Hello again. This week, we wanted to find out how classes were going for students, so far, this semester. It seems as though the students interviewed were struggling a bit this semester, with a main concern being upcoming midterms. I have some tips for how to stay ahead of studies and prepare for those exams.

I asked Sebastian Canales, a Junior here at CSI, how it was going.

“It is going pretty decent,” said Canales. “But some material is not sitting with me.”

We have all been there where you listen, but the material seems like it is going in one ear and out the other. My advice would be to form a study group. I am pretty sure you are not the only one who’s having a problem where the material is not sticking, so this can help keep the subject material fresh and can actually be quite fun.

Timothy Golumbowski is having some problems in Italian, not with the material but with the amount of homework.

“Everything is going fine,” said Golumbowski. “But the amount of Italian homework is pretty scary.”

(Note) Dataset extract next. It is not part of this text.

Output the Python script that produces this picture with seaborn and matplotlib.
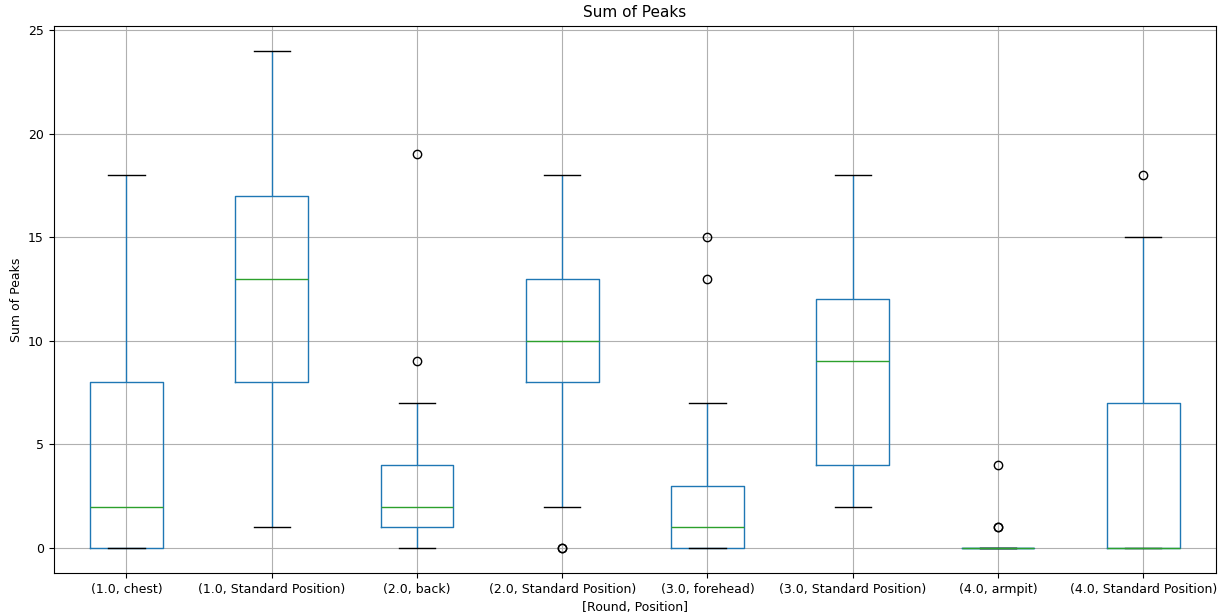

This is normal, especially as you go farther into a subject because the amount of homework you get in the lower classes will pale in comparison to the homework you get in, let’s say, a 200-level class. So, my suggestion is to make sure you don’t wait until the last minute to do your homework. Falling behind in homework, especially in a class where there is a lot, is a bad move. You may do okay at first, but the quality will be substandard as you will be rushing to get it done and you will see your grade plummet. Homework could be 10-25% of your grade or more depending on the professor, so better to do it earlier and have more time. It’s way better than rushing.

Here are some tips for your midterms. I hope you find them useful:

  1. Speak up – Ask the right questions to get the information you need about the exam.
  2. Make a midterm study schedule – You can spend less time studying for midterms if you make a plan, especially if you have multiple exams.
  3. Study your notes and tests – Your previous tests highlight what the professor thinks is most important. Go back and look at notes. If your note-taking is less than stellar, it’s time to improve.
  4. Form a study group- As mentioned earlier this can keep things interesting and fun.
  5. Mix it up a bit – Everyone gets sick of their own handwriting, so ask a friend to quiz you, try putting history dates to music, or record yourself as you practice that Italian vocabulary.
  6. Change the scenery – Breaks are essential to retain what you’ve learned and keep your focus. No matter how hard you’re working, be sure to take some time to grab a snack from the kitchen or go for a quick run. It also helps to switch up your study space when reviewing for exams. Try studying in the Library, at a coffee shop, or at a study buddy’s house for a change.
  7. Get enough sleep – Do not pull an all-nighter. Start with a healthy sleep routine weeks before the exam. Trust me, good sleep is key.
  8. Finally, STAY POSITIVE – Test anxiety is a real thing. A smart plan, focused studying, and a calm morning are your best plan of attack.

It’s crunch time now, but the end is in sight!